WHAT TO WORK ON
Omit the pictures and print exactly the lines of the listing below, starting at the first and ending at the line containing "import plotly.graph_objects as go".

....

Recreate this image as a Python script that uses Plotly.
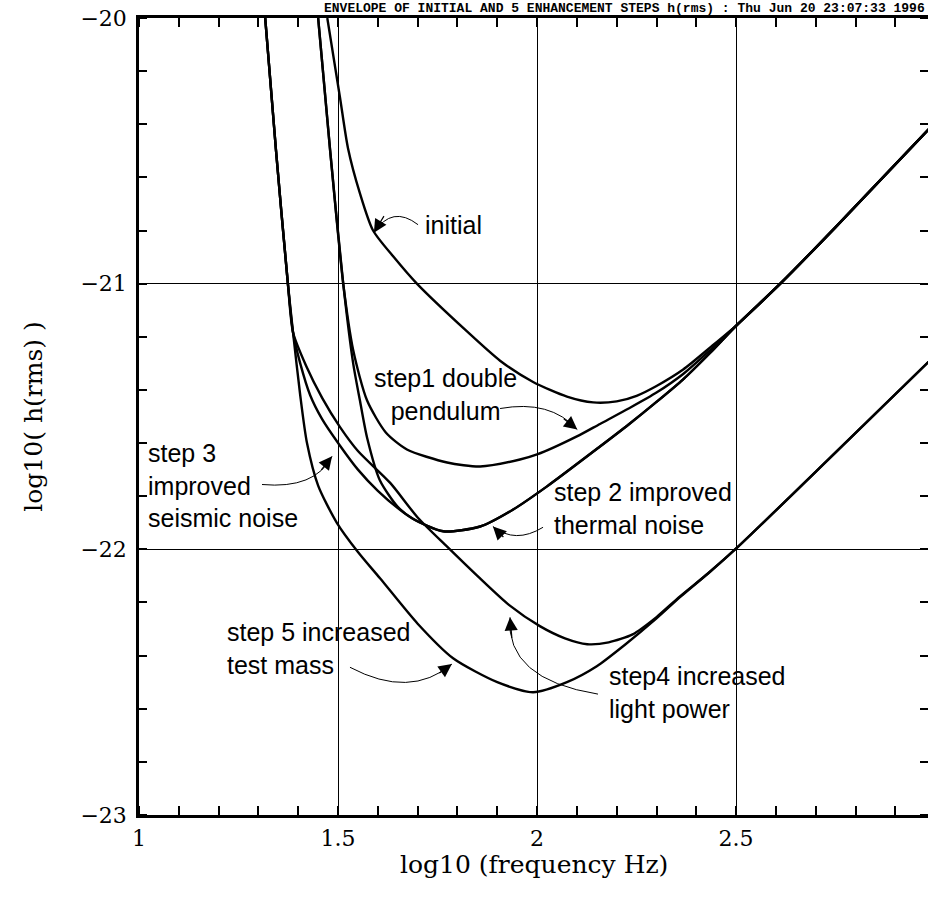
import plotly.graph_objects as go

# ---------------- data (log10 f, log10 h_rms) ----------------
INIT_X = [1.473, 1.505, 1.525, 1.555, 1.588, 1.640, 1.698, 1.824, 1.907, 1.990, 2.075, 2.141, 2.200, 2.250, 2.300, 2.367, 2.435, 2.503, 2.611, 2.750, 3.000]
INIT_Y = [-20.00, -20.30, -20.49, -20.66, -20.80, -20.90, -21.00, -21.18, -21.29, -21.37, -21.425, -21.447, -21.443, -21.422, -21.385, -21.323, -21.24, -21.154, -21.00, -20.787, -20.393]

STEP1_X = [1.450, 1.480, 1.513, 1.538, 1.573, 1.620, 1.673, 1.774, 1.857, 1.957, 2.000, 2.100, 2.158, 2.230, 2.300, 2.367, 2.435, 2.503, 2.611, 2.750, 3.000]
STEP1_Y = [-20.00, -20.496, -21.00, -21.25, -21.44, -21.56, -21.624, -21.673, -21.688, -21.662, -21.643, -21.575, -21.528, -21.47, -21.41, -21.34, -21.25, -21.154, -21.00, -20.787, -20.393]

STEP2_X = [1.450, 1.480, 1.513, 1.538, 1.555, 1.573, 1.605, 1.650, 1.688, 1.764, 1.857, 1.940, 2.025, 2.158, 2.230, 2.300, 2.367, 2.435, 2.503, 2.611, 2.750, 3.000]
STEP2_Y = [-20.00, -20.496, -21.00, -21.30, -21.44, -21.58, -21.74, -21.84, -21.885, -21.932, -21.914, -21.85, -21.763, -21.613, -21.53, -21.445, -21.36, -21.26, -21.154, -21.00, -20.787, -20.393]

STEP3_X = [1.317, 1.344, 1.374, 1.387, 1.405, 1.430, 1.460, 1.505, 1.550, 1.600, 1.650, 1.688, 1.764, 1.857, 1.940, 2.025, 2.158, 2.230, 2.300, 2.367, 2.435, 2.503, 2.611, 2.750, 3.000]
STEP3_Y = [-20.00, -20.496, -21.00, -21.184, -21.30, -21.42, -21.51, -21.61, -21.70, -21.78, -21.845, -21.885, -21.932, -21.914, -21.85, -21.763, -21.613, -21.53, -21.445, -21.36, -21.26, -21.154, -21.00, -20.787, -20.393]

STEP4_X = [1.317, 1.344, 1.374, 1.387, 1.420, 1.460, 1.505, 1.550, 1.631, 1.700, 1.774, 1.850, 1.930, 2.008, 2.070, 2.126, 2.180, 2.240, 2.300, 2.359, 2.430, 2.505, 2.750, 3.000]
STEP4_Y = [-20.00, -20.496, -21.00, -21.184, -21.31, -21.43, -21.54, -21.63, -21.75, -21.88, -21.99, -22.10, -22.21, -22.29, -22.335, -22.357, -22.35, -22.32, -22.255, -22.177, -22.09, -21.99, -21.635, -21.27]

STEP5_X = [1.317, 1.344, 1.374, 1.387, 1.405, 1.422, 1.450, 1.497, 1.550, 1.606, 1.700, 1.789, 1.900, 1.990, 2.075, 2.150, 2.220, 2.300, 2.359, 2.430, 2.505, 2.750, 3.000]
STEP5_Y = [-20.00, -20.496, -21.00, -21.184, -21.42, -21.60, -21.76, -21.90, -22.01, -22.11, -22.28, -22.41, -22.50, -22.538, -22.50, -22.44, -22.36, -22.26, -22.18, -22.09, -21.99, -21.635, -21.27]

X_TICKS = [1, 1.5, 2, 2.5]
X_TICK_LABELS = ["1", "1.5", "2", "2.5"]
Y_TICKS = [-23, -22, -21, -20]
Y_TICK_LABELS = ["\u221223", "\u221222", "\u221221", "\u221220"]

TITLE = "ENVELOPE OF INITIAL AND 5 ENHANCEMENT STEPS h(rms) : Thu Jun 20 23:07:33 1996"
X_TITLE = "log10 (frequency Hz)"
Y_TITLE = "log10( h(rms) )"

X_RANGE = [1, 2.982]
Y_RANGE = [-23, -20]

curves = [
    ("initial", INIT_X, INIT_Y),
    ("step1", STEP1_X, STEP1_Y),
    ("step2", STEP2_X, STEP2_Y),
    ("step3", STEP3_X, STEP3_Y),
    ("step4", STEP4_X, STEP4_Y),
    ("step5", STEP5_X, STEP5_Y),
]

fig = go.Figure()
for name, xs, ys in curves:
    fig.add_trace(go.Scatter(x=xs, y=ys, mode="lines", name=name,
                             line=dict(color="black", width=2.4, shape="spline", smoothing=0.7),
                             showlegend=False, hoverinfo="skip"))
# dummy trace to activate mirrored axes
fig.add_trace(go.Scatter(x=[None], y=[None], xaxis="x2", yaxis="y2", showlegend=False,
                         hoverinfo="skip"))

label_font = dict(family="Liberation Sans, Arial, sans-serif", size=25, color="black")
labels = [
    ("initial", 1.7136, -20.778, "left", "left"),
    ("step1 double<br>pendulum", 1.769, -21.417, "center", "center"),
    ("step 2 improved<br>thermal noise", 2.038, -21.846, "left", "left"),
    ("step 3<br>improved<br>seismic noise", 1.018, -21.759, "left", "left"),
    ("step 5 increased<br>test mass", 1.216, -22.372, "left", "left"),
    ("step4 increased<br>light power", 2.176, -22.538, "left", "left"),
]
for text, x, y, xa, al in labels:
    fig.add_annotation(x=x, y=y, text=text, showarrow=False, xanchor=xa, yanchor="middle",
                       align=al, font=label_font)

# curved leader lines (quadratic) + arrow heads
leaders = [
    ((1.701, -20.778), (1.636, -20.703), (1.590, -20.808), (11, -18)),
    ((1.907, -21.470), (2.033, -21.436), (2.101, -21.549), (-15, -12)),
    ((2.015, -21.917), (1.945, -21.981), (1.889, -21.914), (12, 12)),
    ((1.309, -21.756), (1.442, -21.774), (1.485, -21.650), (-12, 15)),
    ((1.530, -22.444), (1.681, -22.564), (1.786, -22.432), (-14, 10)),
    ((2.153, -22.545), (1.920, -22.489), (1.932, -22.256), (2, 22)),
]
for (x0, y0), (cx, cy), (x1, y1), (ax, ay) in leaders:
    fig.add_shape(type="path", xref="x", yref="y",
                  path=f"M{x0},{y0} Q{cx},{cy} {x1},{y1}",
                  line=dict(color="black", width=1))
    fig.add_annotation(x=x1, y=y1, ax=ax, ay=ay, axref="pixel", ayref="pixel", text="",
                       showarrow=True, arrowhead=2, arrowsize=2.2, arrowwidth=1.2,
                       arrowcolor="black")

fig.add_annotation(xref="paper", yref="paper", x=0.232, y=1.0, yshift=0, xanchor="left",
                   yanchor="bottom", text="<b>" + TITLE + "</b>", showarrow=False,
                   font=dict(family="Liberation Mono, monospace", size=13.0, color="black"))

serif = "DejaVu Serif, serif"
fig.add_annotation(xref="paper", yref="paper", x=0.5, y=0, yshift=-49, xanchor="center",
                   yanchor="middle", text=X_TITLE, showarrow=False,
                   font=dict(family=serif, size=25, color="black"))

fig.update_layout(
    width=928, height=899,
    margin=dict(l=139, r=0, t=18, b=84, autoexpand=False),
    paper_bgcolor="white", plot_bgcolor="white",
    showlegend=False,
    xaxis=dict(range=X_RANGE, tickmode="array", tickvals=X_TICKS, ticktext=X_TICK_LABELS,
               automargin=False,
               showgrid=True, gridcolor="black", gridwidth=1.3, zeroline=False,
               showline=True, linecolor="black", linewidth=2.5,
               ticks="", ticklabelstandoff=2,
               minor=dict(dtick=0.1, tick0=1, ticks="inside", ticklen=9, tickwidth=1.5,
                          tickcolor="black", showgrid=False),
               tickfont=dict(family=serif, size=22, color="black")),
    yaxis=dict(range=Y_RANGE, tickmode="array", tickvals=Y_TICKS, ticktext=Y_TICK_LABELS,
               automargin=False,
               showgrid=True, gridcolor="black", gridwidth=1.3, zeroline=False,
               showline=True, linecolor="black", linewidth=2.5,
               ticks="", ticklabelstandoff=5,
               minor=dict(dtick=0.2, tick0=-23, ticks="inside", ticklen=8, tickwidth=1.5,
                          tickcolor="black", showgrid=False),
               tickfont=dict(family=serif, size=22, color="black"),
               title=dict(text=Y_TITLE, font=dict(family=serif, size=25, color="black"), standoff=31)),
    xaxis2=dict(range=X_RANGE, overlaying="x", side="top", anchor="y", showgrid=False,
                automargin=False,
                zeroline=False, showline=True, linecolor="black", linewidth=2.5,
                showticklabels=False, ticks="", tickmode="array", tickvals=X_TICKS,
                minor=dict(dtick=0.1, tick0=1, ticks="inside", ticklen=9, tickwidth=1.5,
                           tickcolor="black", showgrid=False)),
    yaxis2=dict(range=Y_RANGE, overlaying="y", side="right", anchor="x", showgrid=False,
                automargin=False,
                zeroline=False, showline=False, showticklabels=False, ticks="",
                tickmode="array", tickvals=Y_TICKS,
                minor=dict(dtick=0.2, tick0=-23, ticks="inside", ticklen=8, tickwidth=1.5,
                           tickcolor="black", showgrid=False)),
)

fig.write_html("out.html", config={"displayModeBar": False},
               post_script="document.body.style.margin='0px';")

....

WORKED SOLUTION
Recreate this image as a Python script that uses Plotly.
import plotly.graph_objects as go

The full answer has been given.